In high school, I was fairly good in math—good enough to win a National Math Award and complete several years of college math in one year.
As a writer, you would think that we don’t need to use math very much, but we do it every day.
For example, yesterday I wrote 2200 words on a story. I then revised another 7500 words. At my current rate, I’ll finish my project today.
Two thousand words per day isn’t bad. If you did that for 365 days a year, you would write 700,000 words per year—seven full novels.
If you sent them out to publishers and managed to sell them for $10,000 each, you could make a frugal living just off of the US advances.
However, a friend of mine actually tried this nearly thirty years ago. He wrote six novels in one year and sent them out to publishers, hoping to make $10,000 in advance on each. (Foreign rights of course would sell later, adding significantly to his pipedreams.) To his surprise, the publishers purchased the books for $30,000 each. It turned out that publishers were able to pay three times as much for a completed novel than for one that he had not yet written. You see, the book is worth much more when the publisher could see the quality and didn’t have to worry about whether the author would get it turned in on time.

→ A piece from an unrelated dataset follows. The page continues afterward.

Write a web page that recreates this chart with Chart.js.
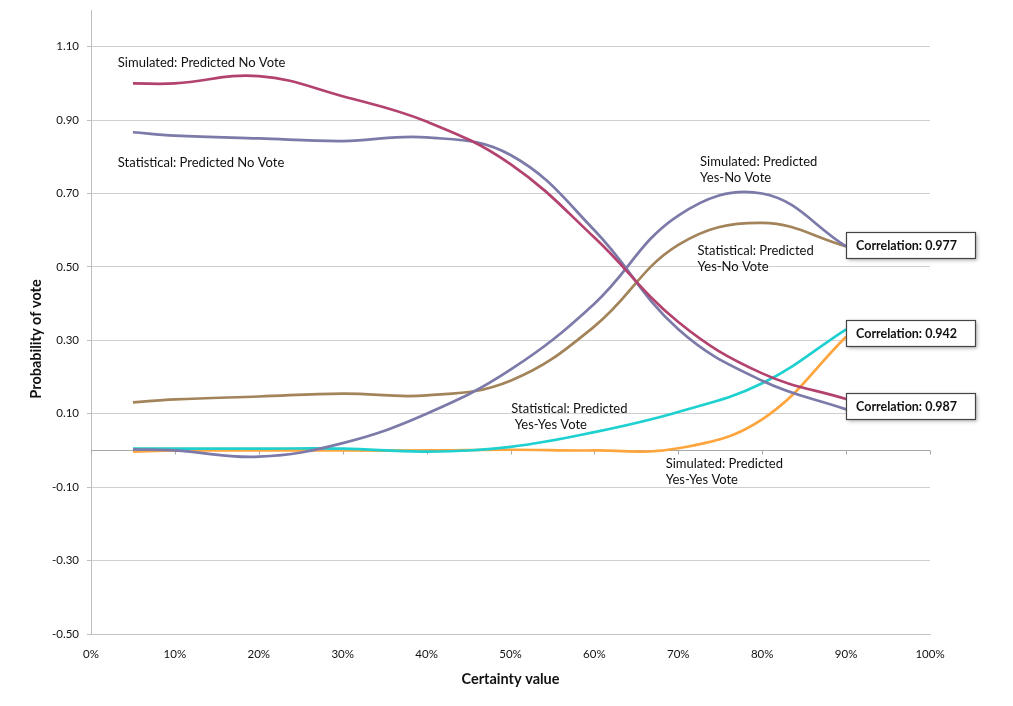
<!DOCTYPE html>
<html>
<head>
<meta charset="utf-8">
<script src="https://cdn.jsdelivr.net/npm/chart.js@4.4.0/dist/chart.umd.min.js"></script>
<style>
html, body { margin: 0; padding: 0; background: #fff; }
#wrap { width: 1013px; height: 706px; }
</style>
</head>
<body>
<div id="wrap"><canvas id="graphique"></canvas></div>
<script>
// certainty value (%) and probabilities
var certainty  = [5, 10, 20, 30, 40, 50, 60, 70, 80, 90];
var simNo      = [1.00, 1.00, 1.02, 0.965, 0.896, 0.78, 0.58, 0.35, 0.21, 0.14];
var statNo     = [0.867, 0.858, 0.850, 0.843, 0.853, 0.805, 0.60, 0.33, 0.19, 0.112];
var simYesNo   = [0.003, 0.0, -0.017, 0.02, 0.10, 0.22, 0.40, 0.64, 0.70, 0.556];
var statYesNo  = [0.131, 0.139, 0.147, 0.155, 0.150, 0.19, 0.338, 0.56, 0.62, 0.556];
var statYesYes = [0.005, 0.005, 0.005, 0.005, -0.003, 0.01, 0.05, 0.105, 0.183, 0.33];
var simYesYes  = [-0.003, 0.0, 0.0, 0.0, 0.0, 0.002, 0.0, 0.006, 0.085, 0.31];

var yTicks = [-0.5, -0.3, -0.1, 0.1, 0.3, 0.5, 0.7, 0.9, 1.1];
var xTicks = [0, 10, 20, 30, 40, 50, 60, 70, 80, 90, 100];

// curve labels, anchored in data units (x %, y probability)
var noteText = [
  ['Simulated: Predicted No Vote'],
  ['Statistical: Predicted No Vote'],
  ['Simulated: Predicted', 'Yes-No Vote'],
  ['Statistical: Predicted', 'Yes-No Vote'],
  ['Statistical: Predicted', ' Yes-Yes Vote'],
  ['Simulated: Predicted', 'Yes-Yes Vote']
];
var noteX = [3.2, 3.2, 72.6, 72.3, 50.1, 68.5];
var noteY = [1.057, 0.785, 0.787, 0.545, 0.114, -0.035];

var corrText = ['Correlation: 0.977', 'Correlation: 0.942', 'Correlation: 0.987'];
var corrY    = [0.559, 0.32, 0.12];

var yTitle = 'Probability of vote';

var crimson = '#b3426f', slate = '#7b7aa9', brown = '#a3845a', cyan = '#1fd0d0', orange = '#ffa53e';

function serie(vals, col) {
  return {
    data: certainty.map(function (x, i) { return { x: x, y: vals[i] }; }),
    borderColor: col,
    borderWidth: 2.7,
    pointRadius: 0,
    tension: 0.4,
    fill: false
  };
}

var zeroLine = {
  id: 'zeroLine',
  beforeDatasetsDraw: function (chart) {
    var c = chart.ctx, xs = chart.scales.x, ys = chart.scales.y;
    var y0 = Math.round(ys.getPixelForValue(0)) + 0.5;
    c.save();
    c.strokeStyle = '#a8a8a8';
    c.lineWidth = 1;
    c.beginPath();
    c.moveTo(chart.chartArea.left, y0);
    c.lineTo(chart.chartArea.right, y0);
    xTicks.forEach(function (t) {
      var px = Math.round(xs.getPixelForValue(t)) + 0.5;
      c.moveTo(px, y0);
      c.lineTo(px, y0 + 4);
    });
    c.stroke();
    c.restore();
  }
};

var notes = {
  id: 'notes',
  afterDatasetsDraw: function (chart) {
    var c = chart.ctx, xs = chart.scales.x, ys = chart.scales.y;
    c.save();
    c.fillStyle = '#111';
    c.font = '13px Lato';
    c.textAlign = 'left';
    c.textBaseline = 'middle';
    noteText.forEach(function (lines, i) {
      var px = xs.getPixelForValue(noteX[i]), py = ys.getPixelForValue(noteY[i]);
      lines.forEach(function (l, k) { c.fillText(l, px, py + k * 16); });
    });
    c.font = 'bold 12.5px Lato';
    var bx = xs.getPixelForValue(90);
    corrText.forEach(function (t, i) {
      var cy = ys.getPixelForValue(corrY[i]);
      var w = 129, h = 26;
      c.save();
      c.shadowColor = 'rgba(0,0,0,0.35)';
      c.shadowBlur = 4;
      c.shadowOffsetX = 2;
      c.shadowOffsetY = 2;
      c.fillStyle = '#fff';
      c.fillRect(bx, cy - h / 2, w, h);
      c.restore();
      c.strokeStyle = '#444';
      c.lineWidth = 1.2;
      c.strokeRect(Math.round(bx) + 0.5, Math.round(cy - h / 2) + 0.5, w, h);
      c.fillStyle = '#111';
      c.fillText(t, bx + 10, cy + 1);
    });
    // vertical axis title
    c.save();
    c.translate(36, 339);
    c.rotate(-Math.PI / 2);
    c.textAlign = 'center';
    c.font = 'bold 14.5px Lato';
    c.fillText(yTitle, 0, 0);
    c.restore();
    c.restore();
  }
};

var ctx = document.getElementById('graphique').getContext('2d');
var graph = new Chart(ctx, {
  type: 'line',
  data: {
    datasets: [
      serie(simNo, crimson),
      serie(statNo, slate),
      serie(simYesNo, slate),
      serie(statYesNo, brown),
      serie(statYesYes, cyan),
      serie(simYesYes, orange)
    ]
  },
  options: {
    responsive: true,
    maintainAspectRatio: false,
    animation: false,
    layout: { padding: { top: 10, right: 83, left: 0, bottom: 0 } },
    plugins: { legend: { display: false }, tooltip: { enabled: false } },
    scales: {
      x: {
        type: 'linear',
        min: 0,
        max: 100,
        afterBuildTicks: function (axis) { axis.ticks = xTicks.map(function (v) { return { value: v }; }); },
        afterFit: function (axis) { axis.height = 72; },
        grid: { display: false, drawTicks: false },
        border: { color: '#c4c4c4' },
        ticks: {
          padding: 13,
          color: '#111',
          font: { family: 'Lato', size: 11.5 },
          maxRotation: 0,
          callback: function (v) { return v + '%'; }
        },
        title: {
          display: true,
          text: 'Certainty value',
          color: '#111',
          font: { family: 'Lato', size: 14.5, weight: 'bold' },
          padding: { top: 4, bottom: 18 }
        }
      },
      y: {
        min: -0.5,
        max: 1.2,
        afterBuildTicks: function (axis) { axis.ticks = yTicks.map(function (v) { return { value: v }; }); },
        afterFit: function (axis) { axis.width = 91; axis.paddingTop = 0; axis.paddingBottom = 0; },
        grid: { color: '#cfcfcf', tickLength: 4, tickColor: '#bdbdbd' },
        border: { color: '#bdbdbd' },
        ticks: {
          padding: 8,
          color: '#111',
          font: { family: 'Lato', size: 11.5 },
          callback: function (v) { return v.toFixed(2); }
        },
        title: { display: false }
      }
    }
  },
  plugins: [zeroLine, notes]
});
</script>
</body>
</html>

When I sold my first novel, I had eight publishers who asked to see it. I took it to an agent, and she thought we should narrow our list down a bit. So, she submitted the book to three publishers, and got three offers. This was back in the old days when mass market paperbacks were big, and all three offers were in the same price range.
One offer suggested a lower advance but gave 25% more royalties. I liked that idea. I figured that I was in this for the long haul. My agent liked it for a different reason. “This company had twice as many sales reps as the others, and therefore sold 50% more copies overall.” Now when I look at a potential publisher, I look at how many sales reps they have.
In fact, when studying a publisher, I look at a lot of things. How many books in the bookstore does that publisher have facing out? That tells me which publishers are spending big on point-of-sale advertising.
I also look at how many six-figure and seven-figure advances the publisher is paying to authors in my genre. That tells me how “committed” the publisher is to that genre.
I might also look at how many books that publisher has on the bestseller list in my genre, so that I can see how “well” they are publishing. To the best of my ability, I can even get estimates on how many copies of bestsellers they’re moving.
You see, you really only want publishers who have demonstrated the ability to move books.
Before querying any editor, I might look at the authors and books they’re publishing. How many protagonists are male vs female in the books? What are the ages of the protagonists? There are a dozen writing statistics that I look at, too. How many metaphors do the editor’s authors use per page, how many hooks?
With magazines, I learned early to find out which markets paid the highest rate per word. Was it 2 cents a word, or 20? Most markets in SF were paying 6 cents per word back in the day, but I found that if you wrote a great story, you could usually sell reprint rights two or three times and bump that up to double or triple.
Usually the magazines that paid the best also had the largest circulation. Some of the “high-profile” magazines that won a lot of awards didn’t have a huge readership. Turns out that the editors were campaigning hard for awards—which is what a smart editor should do. So the question became, do you submit your story to a magazine that has a circulation of 20,000 or 200,000?
Maybe if you wanted awards, the smaller magazine would be a great choice. Winning a Hugo or Nebula has a cash value that goes far beyond the couple of cents more that you might get paid in a larger market. But if the story you were selling was the opening chapter to a novel, maybe the extra visibility would be worth giving up a shot at an award. By publishing in a large magazine, you might get a few thousand extra book sales.
Yet even the biggest magazines in the US have very small readerships. I’m writing a story for a videogame company right now. It has 400 million players a month, most of them in Asia. That’s an audience far larger than all of the magazines in which I’ve ever published, combined.
Nowadays, when looking at advertising, we have to consider things like: How many viewers are on Instagram vs Facebook? Should I put my video up first on YouTube or Twitch? And how many of those viewers are readers, anyway?
When publishing a book, I write for a global market. I’m not just writing for the 25 million people in Australia, or the 38 million in Canada, or the 68 million in Great Britain. If you’re writing just for people who live in your own country, you’re thinking too small.
There are 1.2 billion English-speaking people in the world. I’m writing for them.
There are another 1.1 billion Mandarin-speakers in the world. I’m writing for them, too, and for all of the others in any country who read..
In fact, I’m not just writing for the 8 billion people who are alive today. There are billions yet to be born.
When it comes to numbers, writers need to be thinking of bigger numbers.